Second, consensus over first principles: In many organisations, decisions are made by how quickly they secure agreement rather than how well they reflect first‑principle reasoning. Meetings converge on what feels acceptable to the group and its culture, even when underlying assumptions remain unexamined.
Third, performance incentives: Financial targets, funding cycles, and personal performance metrics can fall into the trap of compositional fallacy. This is when a good thing done by everyone yields a bad output. For instance, when sales teams become aggressive, they often compromise values and tarnish the organisation’s image.
Individually, these forces appear rational. Collectively, they compound and undermine judgment.
Compounding
Both good and bad judgments compound, but they do so asymmetrically.
Sound judgment tends to compound quietly. It shows up as fewer emergencies, slower but more reliable progress, and a growing margin for error. Each good decision slightly improves the conditions under which the next decision is made.
Poor judgments compound noisily, but later. Early on, they look like speed, consensus or performance. However, a tell-tale sign of bad judgement is that the next decision becomes harder and narrows the margin for error. Eventually, one must make do-or-die decisions to avert one crisis after another.

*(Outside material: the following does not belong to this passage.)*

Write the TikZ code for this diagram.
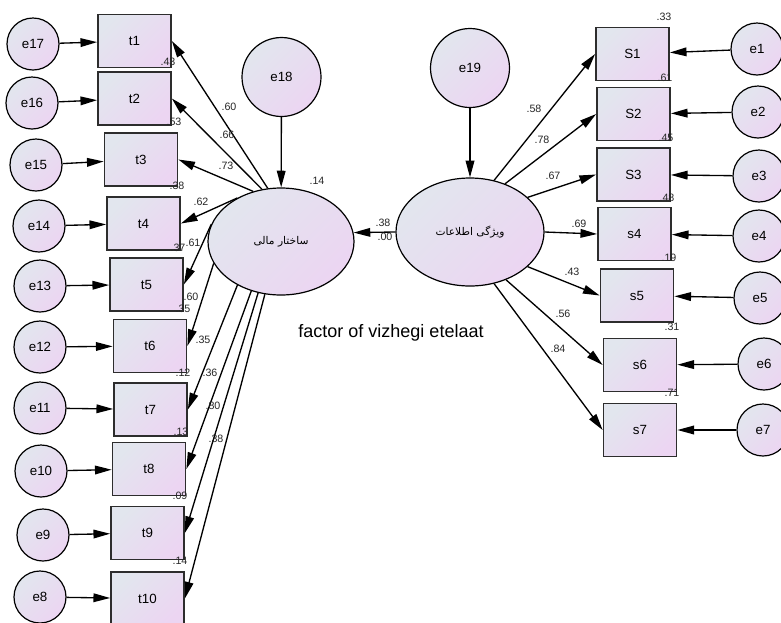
\documentclass[tikz,border=0pt]{standalone}
\usepackage{fontspec}
\setmainfont{Liberation Sans}
\newfontfamily\farsifont[Script=Arabic]{DejaVu Sans}
\TeXXeTstate=1
\usetikzlibrary{arrows.meta,shapes.geometric}
\definecolor{fillA}{RGB}{226,230,238}
\definecolor{fillB}{RGB}{236,213,242}
\definecolor{edge}{RGB}{45,45,45}
\tikzset{
  shaded/.style={top color=fillA, bottom color=fillB, shading angle=45},
  obsbox/.style={draw=edge, line width=1.3pt, shaded, minimum width=54.75pt,
    minimum height=39.75pt, inner sep=0pt, font=\fontsize{10}{12}\selectfont},
  errc/.style={circle, draw=black, line width=0.9pt, shaded, minimum size=39pt,
    inner sep=0pt, font=\fontsize{10}{12}\selectfont},
  bigerr/.style={errc, minimum size=59.25pt},
  latent/.style={ellipse, draw=black, line width=0.9pt, shaded, inner sep=0pt,
    font=\farsifont\fontsize{8}{10}\selectfont},
  load/.style={line width=1pt, -{Triangle[length=12.5pt,width=6.5pt]}},
  coef/.style={font=\fontsize{8}{9}\selectfont, inner sep=0pt, text=black!85},
}
\begin{document}
\begin{tikzpicture}[x=0.75pt,y=-0.75pt]
\useasboundingbox (0,0) rectangle (781,622);
\clip (0,0) rectangle (781,622);

% latent variables
\node[latent, minimum width=109.5pt, minimum height=80.25pt] (ms) at (281,241.5)
  {\beginR ساختار مالی\endR};
\node[latent, minimum width=111pt, minimum height=81pt] (ve) at (470,232)
  {\beginR ویژگی اطلاعات\endR};
\node[bigerr] (e18) at (281.5,77) {e18};
\node[bigerr] (e19) at (470,68) {e19};

% indicators of the left factor
\node[obsbox] (t1) at (134.5,41) {t1};
\node[obsbox] (t2) at (134.5,98.5) {t2};
\node[obsbox] (t3) at (141,159.5) {t3};
\node[obsbox] (t4) at (143.5,223.5) {t4};
\node[obsbox] (t5) at (146.5,284.5) {t5};
\node[obsbox] (t6) at (150,346) {t6};
\node[obsbox] (t7) at (150.5,409.5) {t7};
\node[obsbox] (t8) at (149,469) {t8};
\node[obsbox] (t9) at (147.5,533) {t9};
\node[obsbox] (t10) at (147.5,598.5) {t10};

\node[errc] (e17) at (33,44) {e17};
\node[errc] (e16) at (32,103) {e16};
\node[errc] (e15) at (36,165) {e15};
\node[errc] (e14) at (39,226) {e14};
\node[errc] (e13) at (40,286) {e13};
\node[errc] (e12) at (40,347) {e12};
\node[errc] (e11) at (40,408) {e11};
\node[errc] (e10) at (41,471) {e10};
\node[errc] (e9) at (43,535) {e9};
\node[errc] (e8) at (40,597) {e8};

% indicators of the right factor
\node[obsbox] (S1) at (632.5,54) {S1};
\node[obsbox] (S2) at (633.5,114) {S2};
\node[obsbox] (S3) at (633.5,174.5) {S3};
\node[obsbox] (s4) at (634.5,234) {s4};
\node[obsbox] (s5) at (637,295.5) {s5};
\node[obsbox] (s6) at (640,365) {s6};
\node[obsbox] (s7) at (640,430) {s7};

\node[errc] (e1) at (757,49) {e1};
\node[errc] (e2) at (758,112) {e2};
\node[errc] (e3) at (759,176) {e3};
\node[errc] (e4) at (759,236) {e4};
\node[errc] (e5) at (760,298) {e5};
\node[errc] (e6) at (764,364) {e6};
\node[errc] (e7) at (763,430) {e7};

% error terms
\foreach \e/\t in {e17/t1,e16/t2,e15/t3,e14/t4,e13/t5,e12/t6,e11/t7,e10/t8,e9/t9,e8/t10,
                   e1/S1,e2/S2,e3/S3,e4/s4,e5/s5,e6/s6,e7/s7}
  \draw[load] (\e) -- (\t);
\draw[load] (e18) -- (ms);
\draw[load] (e19) -- (ve);

% factor loadings
\foreach \a/\t in {104/t1,110/t2,119.5/t3,135/t4,166.6/t5,198/t6,225/t7,239.4/t8,246.7/t9,253/t10}
  \draw[load] (ms.\a) -- (\t.east);
\foreach \a/\s in {65.8/S1,54.7/S2,31.1/S3,0/s4,-31.1/s5,-53.7/s6,-65.8/s7}
  \draw[load] (ve.\a) -- (\s.west);
\draw[load] (ve.west) -- (ms.7);

% coefficients, left
\node[coef] (l1) at (229,107) {.60};
\node[coef] (l2) at (227,135) {.66};
\node[coef] (l3) at (226,166) {.73};
\node[coef] (l4) at (201,202) {.62};
\node[coef] (l5) at (193,243) {.61};
\node[coef] (l6) at (191,297) {.60};
\node[coef] (l7) at (203,340) {.35};
\node[coef] (l8) at (210,373) {.36};
\node[coef] (l9) at (213,406) {.80};
\node[coef] (l10) at (216,439) {.38};
\node[coef] (r1) at (168,62) {.43};
\node[coef] (r2) at (174,122) {.53};
\node[coef] (r3) at (177,186) {.38};
\node[coef] (r4) at (178,248) {.37};
\node[coef] (r5) at (183,309) {.35};
\node[coef] (r6) at (183,373) {.12};
\node[coef] (r7) at (181,432) {.13};
\node[coef] (r8) at (180,496) {.09};
\node[coef] (r9) at (180,561) {.14};

% coefficients, right
\node[coef] (k1) at (534,109) {.58};
\node[coef] (k2) at (542,140) {.78};
\node[coef] (k3) at (553,176) {.67};
\node[coef] (k4) at (579,224) {.69};
\node[coef] (k5) at (572,272) {.43};
\node[coef] (k6) at (563,314) {.56};
\node[coef] (k7) at (558,349) {.84};
\node[coef] (q1) at (664,17) {.33};
\node[coef] (q2) at (665,78) {.61};
\node[coef] (q3) at (666,138) {.45};
\node[coef] (q4) at (667,198) {.48};
\node[coef] (q5) at (669,258) {.19};
\node[coef] (q6) at (672,327) {.31};
\node[coef] (q7) at (672,393) {.71};

% structural path and residual
\node[coef] (c1) at (383,223) {.38};
\node[coef] (c2) at (385,237) {.00};
\node[coef] (c3) at (317,181) {.14};

\node[font=\fontsize{13.5}{16}\selectfont, inner sep=0pt] (title) at (391,333)
  {factor of vizhegi etelaat};
\end{tikzpicture}
\end{document}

A simple example can be seen in hiring. A single compromised hire rarely causes immediate failure. The organisation adjusts. But that hire shapes future decisions: standards slip, accountability blurs, and subsequent hires are made to manage the first mistake. Over time, the system reorganises itself around the original misjudgment to a crisis in culture and productivity.
This is why judgment matters less in any single decision, and more in the ripple effects and how they compound over time.
Discipline
Clear thinking requires slowing down when speed is rewarded, questioning assumptions when templates are available, and resisting action when understanding is incomplete. It involves distinguishing symptoms from causes, examining incentives before implementing solutions, and viewing the organisation as a system rather than a collection of tasks.
These practices are rarely visible and seldom celebrated because their value lies in what they prevent.
Durable organisations have predictable patterns. Decisions are made from first principles rather than consensus. Fundamentals are well understood. Authority is grounded in clarity and reason rather than charisma. Knowledge is transferred more than it is rediscovered. Decision-making is decentralised but still aligned to the overall strategy. Durable organisations are coherent.
The source of organisational coherence and durability is sound judgement from clear thinking.
In Closing
I write about business from this perspective because the same patterns recur across industries and contexts. The most persistent problems are not technical. They are failures in judgement. Importantly, failures in judgement are not immediately catastrophic; they slowly become apparent, compounding over time to create a crisis.
Likewise, we mythologise leaders with good judgement because of what they have accomplished. A closer look, however, reveals a less dramatic rise and a commitment to thinking slowly and carefully, questioning assumptions over consensus, and aligning incentives with the right actions.
Clear thinking does not eliminate uncertainty. It improves the quality of decisions made within it. Over time, that difference compounds.